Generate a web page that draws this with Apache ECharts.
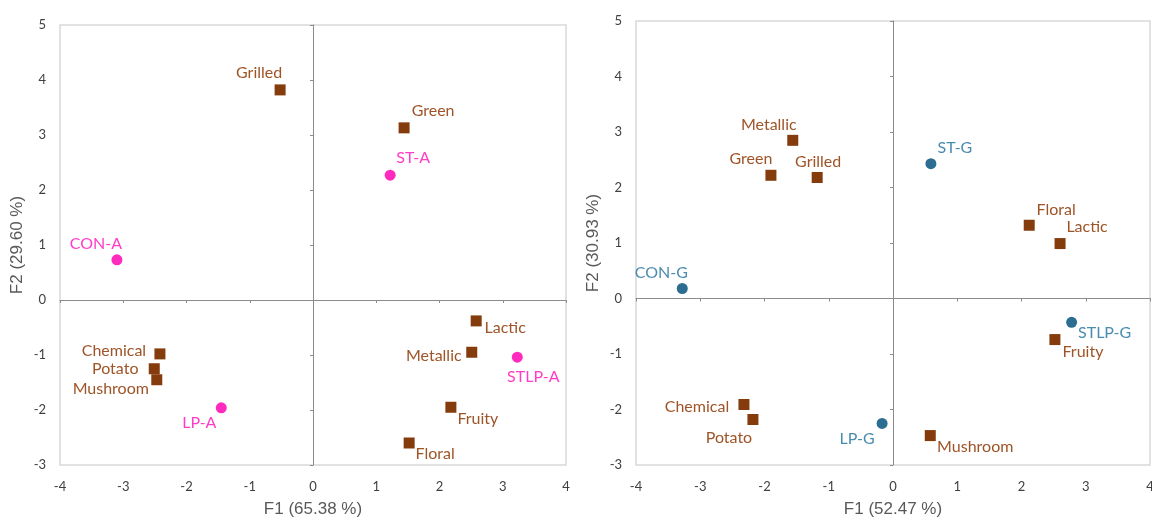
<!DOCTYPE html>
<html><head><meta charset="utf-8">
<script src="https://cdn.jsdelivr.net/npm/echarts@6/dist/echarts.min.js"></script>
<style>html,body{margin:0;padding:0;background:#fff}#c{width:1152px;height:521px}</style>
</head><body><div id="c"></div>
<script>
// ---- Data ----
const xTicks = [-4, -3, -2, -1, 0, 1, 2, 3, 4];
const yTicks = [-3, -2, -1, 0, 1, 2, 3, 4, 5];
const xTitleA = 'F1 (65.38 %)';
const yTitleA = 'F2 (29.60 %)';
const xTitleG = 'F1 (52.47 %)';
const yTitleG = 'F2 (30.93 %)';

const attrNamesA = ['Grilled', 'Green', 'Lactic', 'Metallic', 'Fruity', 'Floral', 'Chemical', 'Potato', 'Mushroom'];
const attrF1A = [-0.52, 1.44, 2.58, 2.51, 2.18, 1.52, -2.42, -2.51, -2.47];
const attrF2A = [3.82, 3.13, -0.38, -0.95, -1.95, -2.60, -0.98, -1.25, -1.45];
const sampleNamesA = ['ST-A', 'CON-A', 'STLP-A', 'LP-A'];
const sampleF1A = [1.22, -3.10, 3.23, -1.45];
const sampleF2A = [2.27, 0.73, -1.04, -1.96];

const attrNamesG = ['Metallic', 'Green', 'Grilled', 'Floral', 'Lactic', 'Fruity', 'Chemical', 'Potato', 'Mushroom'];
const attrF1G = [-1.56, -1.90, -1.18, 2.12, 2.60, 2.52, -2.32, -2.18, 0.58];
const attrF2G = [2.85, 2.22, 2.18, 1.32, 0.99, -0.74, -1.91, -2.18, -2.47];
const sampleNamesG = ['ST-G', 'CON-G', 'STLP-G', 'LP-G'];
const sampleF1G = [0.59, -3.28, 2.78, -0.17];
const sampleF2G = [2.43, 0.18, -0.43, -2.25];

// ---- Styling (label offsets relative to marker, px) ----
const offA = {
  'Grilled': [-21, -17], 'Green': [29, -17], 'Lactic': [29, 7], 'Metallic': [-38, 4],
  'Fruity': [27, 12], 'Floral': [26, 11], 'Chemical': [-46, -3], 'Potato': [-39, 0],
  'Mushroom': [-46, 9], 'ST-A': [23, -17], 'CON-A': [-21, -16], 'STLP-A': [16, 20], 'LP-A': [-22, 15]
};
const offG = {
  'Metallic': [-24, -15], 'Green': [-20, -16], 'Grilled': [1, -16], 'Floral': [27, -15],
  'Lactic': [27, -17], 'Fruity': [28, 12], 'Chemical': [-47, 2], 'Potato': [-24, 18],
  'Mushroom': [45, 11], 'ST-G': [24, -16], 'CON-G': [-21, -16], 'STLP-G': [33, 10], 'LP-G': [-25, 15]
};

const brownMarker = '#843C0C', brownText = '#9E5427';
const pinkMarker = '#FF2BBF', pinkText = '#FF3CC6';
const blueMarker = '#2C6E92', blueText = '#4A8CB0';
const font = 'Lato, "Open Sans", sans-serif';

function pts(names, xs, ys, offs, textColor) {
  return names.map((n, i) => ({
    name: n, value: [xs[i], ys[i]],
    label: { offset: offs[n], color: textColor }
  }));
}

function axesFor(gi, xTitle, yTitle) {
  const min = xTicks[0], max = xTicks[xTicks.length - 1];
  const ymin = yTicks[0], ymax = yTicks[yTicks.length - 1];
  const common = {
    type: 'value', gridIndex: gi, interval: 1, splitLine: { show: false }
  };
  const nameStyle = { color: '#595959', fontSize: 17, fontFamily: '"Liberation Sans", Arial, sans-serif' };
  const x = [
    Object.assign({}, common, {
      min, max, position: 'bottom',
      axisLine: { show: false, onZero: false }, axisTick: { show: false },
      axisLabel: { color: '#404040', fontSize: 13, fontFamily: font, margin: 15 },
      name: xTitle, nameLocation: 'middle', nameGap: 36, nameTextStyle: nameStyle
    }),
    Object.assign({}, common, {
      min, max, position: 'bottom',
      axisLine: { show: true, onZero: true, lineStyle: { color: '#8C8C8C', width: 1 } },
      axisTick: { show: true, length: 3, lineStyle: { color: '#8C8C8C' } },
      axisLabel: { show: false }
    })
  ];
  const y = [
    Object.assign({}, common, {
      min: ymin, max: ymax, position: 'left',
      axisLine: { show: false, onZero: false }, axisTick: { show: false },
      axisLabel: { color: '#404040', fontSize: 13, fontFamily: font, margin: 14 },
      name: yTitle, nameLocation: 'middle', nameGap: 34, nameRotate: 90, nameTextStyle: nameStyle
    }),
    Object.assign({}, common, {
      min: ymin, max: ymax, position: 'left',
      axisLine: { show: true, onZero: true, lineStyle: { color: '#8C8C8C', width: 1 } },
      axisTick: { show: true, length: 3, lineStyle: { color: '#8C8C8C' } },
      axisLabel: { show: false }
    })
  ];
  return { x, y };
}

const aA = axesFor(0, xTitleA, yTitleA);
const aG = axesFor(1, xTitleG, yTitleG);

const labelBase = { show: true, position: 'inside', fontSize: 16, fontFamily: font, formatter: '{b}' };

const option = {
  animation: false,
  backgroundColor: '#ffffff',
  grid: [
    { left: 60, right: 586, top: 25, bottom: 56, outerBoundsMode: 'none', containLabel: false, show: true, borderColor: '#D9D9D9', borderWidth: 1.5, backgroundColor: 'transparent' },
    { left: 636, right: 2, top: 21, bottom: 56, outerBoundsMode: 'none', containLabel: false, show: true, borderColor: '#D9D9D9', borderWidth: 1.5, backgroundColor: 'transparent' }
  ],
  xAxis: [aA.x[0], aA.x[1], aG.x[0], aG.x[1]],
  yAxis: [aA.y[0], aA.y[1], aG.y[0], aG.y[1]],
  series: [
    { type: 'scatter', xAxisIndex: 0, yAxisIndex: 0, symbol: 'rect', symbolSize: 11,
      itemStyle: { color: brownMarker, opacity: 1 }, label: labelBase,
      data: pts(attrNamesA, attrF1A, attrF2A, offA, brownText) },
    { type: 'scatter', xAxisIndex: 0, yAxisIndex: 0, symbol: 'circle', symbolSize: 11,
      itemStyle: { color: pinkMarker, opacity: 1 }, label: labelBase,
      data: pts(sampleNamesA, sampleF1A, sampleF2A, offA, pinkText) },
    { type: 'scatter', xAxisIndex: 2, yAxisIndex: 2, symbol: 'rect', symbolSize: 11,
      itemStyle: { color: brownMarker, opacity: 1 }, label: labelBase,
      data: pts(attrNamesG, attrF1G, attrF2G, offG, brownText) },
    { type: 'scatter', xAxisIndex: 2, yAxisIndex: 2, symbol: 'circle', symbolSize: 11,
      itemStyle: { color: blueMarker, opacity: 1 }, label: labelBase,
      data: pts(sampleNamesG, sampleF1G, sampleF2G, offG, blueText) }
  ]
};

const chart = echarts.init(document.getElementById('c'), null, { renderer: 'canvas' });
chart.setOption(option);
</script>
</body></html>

_TASK TO COMPLETE_
Quote each line of the listing exactly, but leave the pictures out.

_OUTPUT BELOW_
Generate a web page that draws this with Apache ECharts.
<!DOCTYPE html>
<html><head><meta charset="utf-8">
<script src="https://cdn.jsdelivr.net/npm/echarts@6/dist/echarts.min.js"></script>
<style>html,body{margin:0;padding:0;background:#fff}#c{width:1152px;height:521px}</style>
</head><body><div id="c"></div>
<script>
// ---- Data ----
const xTicks = [-4, -3, -2, -1, 0, 1, 2, 3, 4];
const yTicks = [-3, -2, -1, 0, 1, 2, 3, 4, 5];
const xTitleA = 'F1 (65.38 %)';
const yTitleA = 'F2 (29.60 %)';
const xTitleG = 'F1 (52.47 %)';
const yTitleG = 'F2 (30.93 %)';

const attrNamesA = ['Grilled', 'Green', 'Lactic', 'Metallic', 'Fruity', 'Floral', 'Chemical', 'Potato', 'Mushroom'];
const attrF1A = [-0.52, 1.44, 2.58, 2.51, 2.18, 1.52, -2.42, -2.51, -2.47];
const attrF2A = [3.82, 3.13, -0.38, -0.95, -1.95, -2.60, -0.98, -1.25, -1.45];
const sampleNamesA = ['ST-A', 'CON-A', 'STLP-A', 'LP-A'];
const sampleF1A = [1.22, -3.10, 3.23, -1.45];
const sampleF2A = [2.27, 0.73, -1.04, -1.96];

const attrNamesG = ['Metallic', 'Green', 'Grilled', 'Floral', 'Lactic', 'Fruity', 'Chemical', 'Potato', 'Mushroom'];
const attrF1G = [-1.56, -1.90, -1.18, 2.12, 2.60, 2.52, -2.32, -2.18, 0.58];
const attrF2G = [2.85, 2.22, 2.18, 1.32, 0.99, -0.74, -1.91, -2.18, -2.47];
const sampleNamesG = ['ST-G', 'CON-G', 'STLP-G', 'LP-G'];
const sampleF1G = [0.59, -3.28, 2.78, -0.17];
const sampleF2G = [2.43, 0.18, -0.43, -2.25];

// ---- Styling (label offsets relative to marker, px) ----
const offA = {
  'Grilled': [-21, -17], 'Green': [29, -17], 'Lactic': [29, 7], 'Metallic': [-38, 4],
  'Fruity': [27, 12], 'Floral': [26, 11], 'Chemical': [-46, -3], 'Potato': [-39, 0],
  'Mushroom': [-46, 9], 'ST-A': [23, -17], 'CON-A': [-21, -16], 'STLP-A': [16, 20], 'LP-A': [-22, 15]
};
const offG = {
  'Metallic': [-24, -15], 'Green': [-20, -16], 'Grilled': [1, -16], 'Floral': [27, -15],
  'Lactic': [27, -17], 'Fruity': [28, 12], 'Chemical': [-47, 2], 'Potato': [-24, 18],
  'Mushroom': [45, 11], 'ST-G': [24, -16], 'CON-G': [-21, -16], 'STLP-G': [33, 10], 'LP-G': [-25, 15]
};

const brownMarker = '#843C0C', brownText = '#9E5427';
const pinkMarker = '#FF2BBF', pinkText = '#FF3CC6';
const blueMarker = '#2C6E92', blueText = '#4A8CB0';
const font = 'Lato, "Open Sans", sans-serif';

function pts(names, xs, ys, offs, textColor) {
  return names.map((n, i) => ({
    name: n, value: [xs[i], ys[i]],
    label: { offset: offs[n], color: textColor }
  }));
}

function axesFor(gi, xTitle, yTitle) {
  const min = xTicks[0], max = xTicks[xTicks.length - 1];
  const ymin = yTicks[0], ymax = yTicks[yTicks.length - 1];
  const common = {
    type: 'value', gridIndex: gi, interval: 1, splitLine: { show: false }
  };
  const nameStyle = { color: '#595959', fontSize: 17, fontFamily: '"Liberation Sans", Arial, sans-serif' };
  const x = [
    Object.assign({}, common, {
      min, max, position: 'bottom',
      axisLine: { show: false, onZero: false }, axisTick: { show: false },
      axisLabel: { color: '#404040', fontSize: 13, fontFamily: font, margin: 15 },
      name: xTitle, nameLocation: 'middle', nameGap: 36, nameTextStyle: nameStyle
    }),
    Object.assign({}, common, {
      min, max, position: 'bottom',
      axisLine: { show: true, onZero: true, lineStyle: { color: '#8C8C8C', width: 1 } },
      axisTick: { show: true, length: 3, lineStyle: { color: '#8C8C8C' } },
      axisLabel: { show: false }
    })
  ];
  const y = [
    Object.assign({}, common, {
      min: ymin, max: ymax, position: 'left',
      axisLine: { show: false, onZero: false }, axisTick: { show: false },
      axisLabel: { color: '#404040', fontSize: 13, fontFamily: font, margin: 14 },
      name: yTitle, nameLocation: 'middle', nameGap: 34, nameRotate: 90, nameTextStyle: nameStyle
    }),
    Object.assign({}, common, {
      min: ymin, max: ymax, position: 'left',
      axisLine: { show: true, onZero: true, lineStyle: { color: '#8C8C8C', width: 1 } },
      axisTick: { show: true, length: 3, lineStyle: { color: '#8C8C8C' } },
      axisLabel: { show: false }
    })
  ];
  return { x, y };
}

const aA = axesFor(0, xTitleA, yTitleA);
const aG = axesFor(1, xTitleG, yTitleG);

const labelBase = { show: true, position: 'inside', fontSize: 16, fontFamily: font, formatter: '{b}' };

const option = {
  animation: false,
  backgroundColor: '#ffffff',
  grid: [
    { left: 60, right: 586, top: 25, bottom: 56, outerBoundsMode: 'none', containLabel: false, show: true, borderColor: '#D9D9D9', borderWidth: 1.5, backgroundColor: 'transparent' },
    { left: 636, right: 2, top: 21, bottom: 56, outerBoundsMode: 'none', containLabel: false, show: true, borderColor: '#D9D9D9', borderWidth: 1.5, backgroundColor: 'transparent' }
  ],
  xAxis: [aA.x[0], aA.x[1], aG.x[0], aG.x[1]],
  yAxis: [aA.y[0], aA.y[1], aG.y[0], aG.y[1]],
  series: [
    { type: 'scatter', xAxisIndex: 0, yAxisIndex: 0, symbol: 'rect', symbolSize: 11,
      itemStyle: { color: brownMarker, opacity: 1 }, label: labelBase,
      data: pts(attrNamesA, attrF1A, attrF2A, offA, brownText) },
    { type: 'scatter', xAxisIndex: 0, yAxisIndex: 0, symbol: 'circle', symbolSize: 11,
      itemStyle: { color: pinkMarker, opacity: 1 }, label: labelBase,
      data: pts(sampleNamesA, sampleF1A, sampleF2A, offA, pinkText) },
    { type: 'scatter', xAxisIndex: 2, yAxisIndex: 2, symbol: 'rect', symbolSize: 11,
      itemStyle: { color: brownMarker, opacity: 1 }, label: labelBase,
      data: pts(attrNamesG, attrF1G, attrF2G, offG, brownText) },
    { type: 'scatter', xAxisIndex: 2, yAxisIndex: 2, symbol: 'circle', symbolSize: 11,
      itemStyle: { color: blueMarker, opacity: 1 }, label: labelBase,
      data: pts(sampleNamesG, sampleF1G, sampleF2G, offG, blueText) }
  ]
};

const chart = echarts.init(document.getElementById('c'), null, { renderer: 'canvas' });
chart.setOption(option);
</script>
</body></html>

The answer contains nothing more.